# What you are asked to do
Leave out the pictures and transcribe everything else exactly.

# Given data
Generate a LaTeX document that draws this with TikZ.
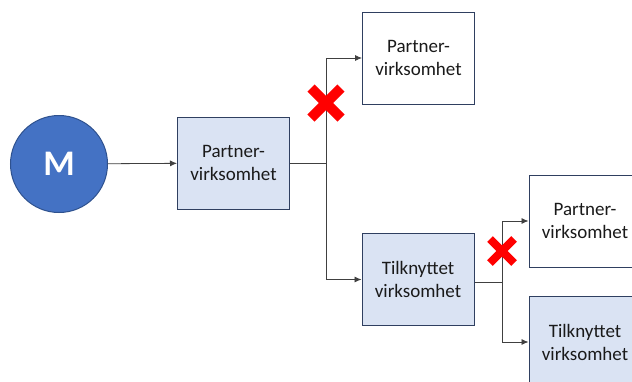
\documentclass[tikz,border=0pt]{standalone}
\usepackage{fontspec}
\setmainfont{Carlito}
\usetikzlibrary{arrows.meta}
\definecolor{boxfill}{HTML}{DAE3F3}
\definecolor{boxline}{HTML}{2F3F60}
\definecolor{mfill}{HTML}{4472C4}
\definecolor{mline}{HTML}{2F528F}
\definecolor{txt}{HTML}{1A1A1A}
\definecolor{conn}{HTML}{404040}
\definecolor{xred}{HTML}{FF0000}
\tikzset{
  ent/.style={draw=boxline, line width=1pt, minimum width=112pt, minimum height=92pt,
    inner sep=0pt, align=center, text=txt, font=\fontsize{19}{23}\selectfont},
  filled/.style={ent, fill=boxfill},
  plain/.style={ent, fill=white},
  conn/.style={draw=conn, line width=0.8pt, -{Latex[length=7pt,width=6pt]}},
  xmark/.style={draw=xred, line width=#1, line cap=butt}
}
\begin{document}
\begin{tikzpicture}[x=1pt,y=-1pt]
\useasboundingbox (0,0) rectangle (632,381);
\clip (0,0) rectangle (632,381);
\fill[white] (0,0) rectangle (632,381);
\node[circle, draw=mline, line width=1pt, fill=mfill, minimum size=97pt, inner sep=0pt,
  text=white, font=\fontsize{36}{40}\selectfont\bfseries] (m) at (59,164) {M};
\node[filled] (p1) at (233.5,163) {Partner-\\virksomhet};
\node[plain] (p2) at (418.5,58) {Partner-\\virksomhet};
\node[filled] (t1) at (418,279.5) {Tilknyttet\\virksomhet};
\node[plain] (p3) at (585,221) {Partner-\\virksomhet};
\node[filled] (t2) at (585,342) {Tilknyttet\\virksomhet};
\coordinate (j1) at (326,163);
\coordinate (j2) at (502,282);
\draw[conn] (m) -- (p1);
\draw[draw=conn, line width=0.8pt] (p1.east |- j1) -- (j1);
\draw[conn] (j1) |- (p2.west);
\draw[conn] (j1) |- (t1.west);
\draw[draw=conn, line width=0.8pt] (t1.east |- j2) -- (j2);
\draw[conn] (j2) |- (p3.west);
\draw[conn] (j2) |- (t2.west);
% red crosses
\draw[xmark=10pt] (311,88) -- (341,118);
\draw[xmark=10pt] (311,118) -- (341,88);
\draw[xmark=8pt] (490,239) -- (514,263);
\draw[xmark=8pt] (490,263) -- (514,239);
\end{tikzpicture}
\end{document}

# The output
Generate a LaTeX document that draws this with TikZ.
\documentclass[tikz,border=0pt]{standalone}
\usepackage{fontspec}
\setmainfont{Carlito}
\usetikzlibrary{arrows.meta}
\definecolor{boxfill}{HTML}{DAE3F3}
\definecolor{boxline}{HTML}{2F3F60}
\definecolor{mfill}{HTML}{4472C4}
\definecolor{mline}{HTML}{2F528F}
\definecolor{txt}{HTML}{1A1A1A}
\definecolor{conn}{HTML}{404040}
\definecolor{xred}{HTML}{FF0000}
\tikzset{
  ent/.style={draw=boxline, line width=1pt, minimum width=112pt, minimum height=92pt,
    inner sep=0pt, align=center, text=txt, font=\fontsize{19}{23}\selectfont},
  filled/.style={ent, fill=boxfill},
  plain/.style={ent, fill=white},
  conn/.style={draw=conn, line width=0.8pt, -{Latex[length=7pt,width=6pt]}},
  xmark/.style={draw=xred, line width=#1, line cap=butt}
}
\begin{document}
\begin{tikzpicture}[x=1pt,y=-1pt]
\useasboundingbox (0,0) rectangle (632,381);
\clip (0,0) rectangle (632,381);
\fill[white] (0,0) rectangle (632,381);
\node[circle, draw=mline, line width=1pt, fill=mfill, minimum size=97pt, inner sep=0pt,
  text=white, font=\fontsize{36}{40}\selectfont\bfseries] (m) at (59,164) {M};
\node[filled] (p1) at (233.5,163) {Partner-\\virksomhet};
\node[plain] (p2) at (418.5,58) {Partner-\\virksomhet};
\node[filled] (t1) at (418,279.5) {Tilknyttet\\virksomhet};
\node[plain] (p3) at (585,221) {Partner-\\virksomhet};
\node[filled] (t2) at (585,342) {Tilknyttet\\virksomhet};
\coordinate (j1) at (326,163);
\coordinate (j2) at (502,282);
\draw[conn] (m) -- (p1);
\draw[draw=conn, line width=0.8pt] (p1.east |- j1) -- (j1);
\draw[conn] (j1) |- (p2.west);
\draw[conn] (j1) |- (t1.west);
\draw[draw=conn, line width=0.8pt] (t1.east |- j2) -- (j2);
\draw[conn] (j2) |- (p3.west);
\draw[conn] (j2) |- (t2.west);
% red crosses
\draw[xmark=10pt] (311,88) -- (341,118);
\draw[xmark=10pt] (311,118) -- (341,88);
\draw[xmark=8pt] (490,239) -- (514,263);
\draw[xmark=8pt] (490,263) -- (514,239);
\end{tikzpicture}
\end{document}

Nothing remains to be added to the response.